Another of Calvelli’s points of emphasis was moving toward as many commercial assets as feasible, both to take advantage of existing technology and proliferate the sources of America’s space assets to complicate targeting for America’s adversaries.
Calvelli’s views are shared across the military space enterprise, according to the deputy commander of U.S. Space Command.
SPACECOM is focused on “staying in our lane,” Lt. Gen. John E. Shaw told reporters, instead of “unnecessarily or prematurely” focusing on broad solutions that don’t align with specific operational requirements, which may be more limited.

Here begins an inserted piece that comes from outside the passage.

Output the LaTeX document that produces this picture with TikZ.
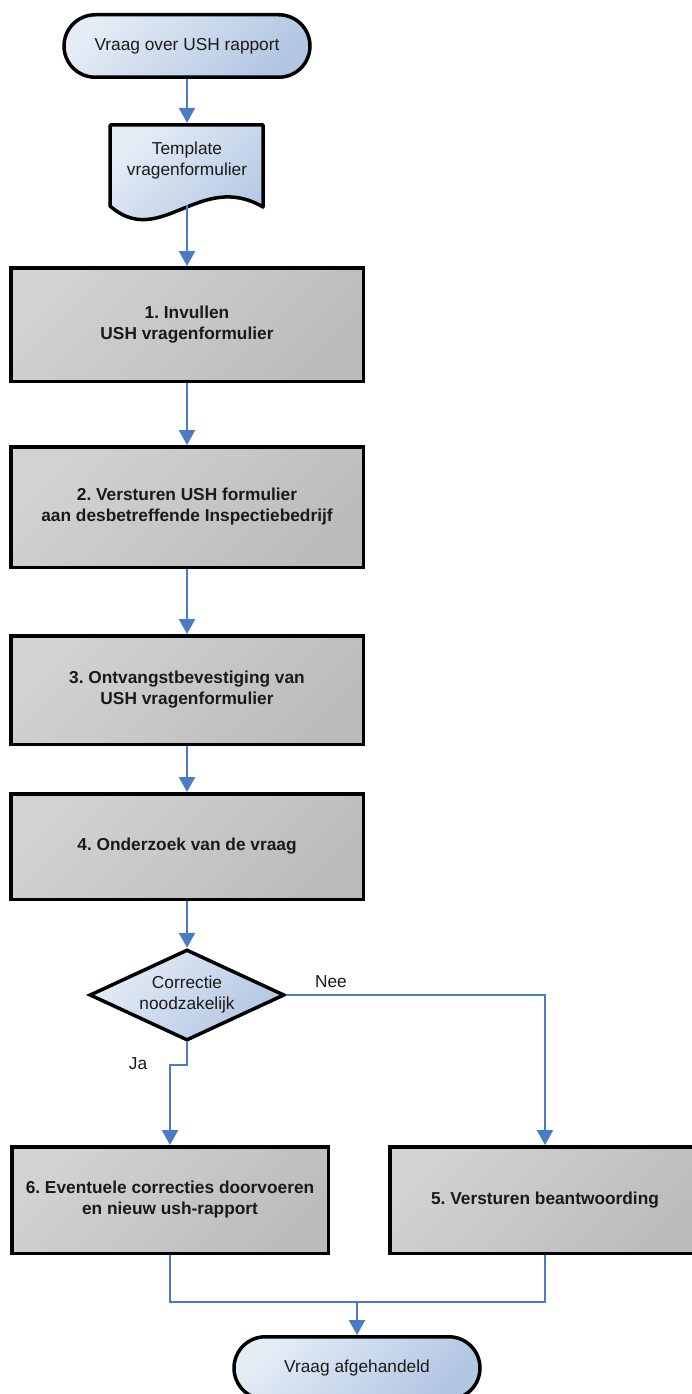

Similarly, as the Space Force enters its fourth year, it cannot lose sight of its core missions of maintaining and building systems that allow the entire U.S. military to fight, the service’s deputy chief of space operations for intelligence said.
“Keep it simple, stupid,” Space Force Maj. Gen. Gregory J. Gagnon said. “Let’s just do small things, do them really fast, and continue to move forward. I think that’s absolutely the right way ahead.”
U.S. officials have noted that because space is a largely classified realm, frank discussion about issues with an asset can be limited.
But while Calvelli said he is sometimes frustrated with DOD’s space acquisition process, one of the nation’s most senior intelligence officials said some of the same issues extend to the rest of the federal government’s national security enterprise.
“We recognize that we have to figure out how to move faster in our acquisition realm,” said Stacey Dixon, the principal deputy director of national intelligence.
Dixon noted the Intelligence Community is naturally risk-averse, methodical, and still working out how to fix its processes.
“We will continue to try to decrease the amount of time that it takes to do work with us and the amount of time that it takes for decisions to be made of which they’re waiting on our input,” Dixon said.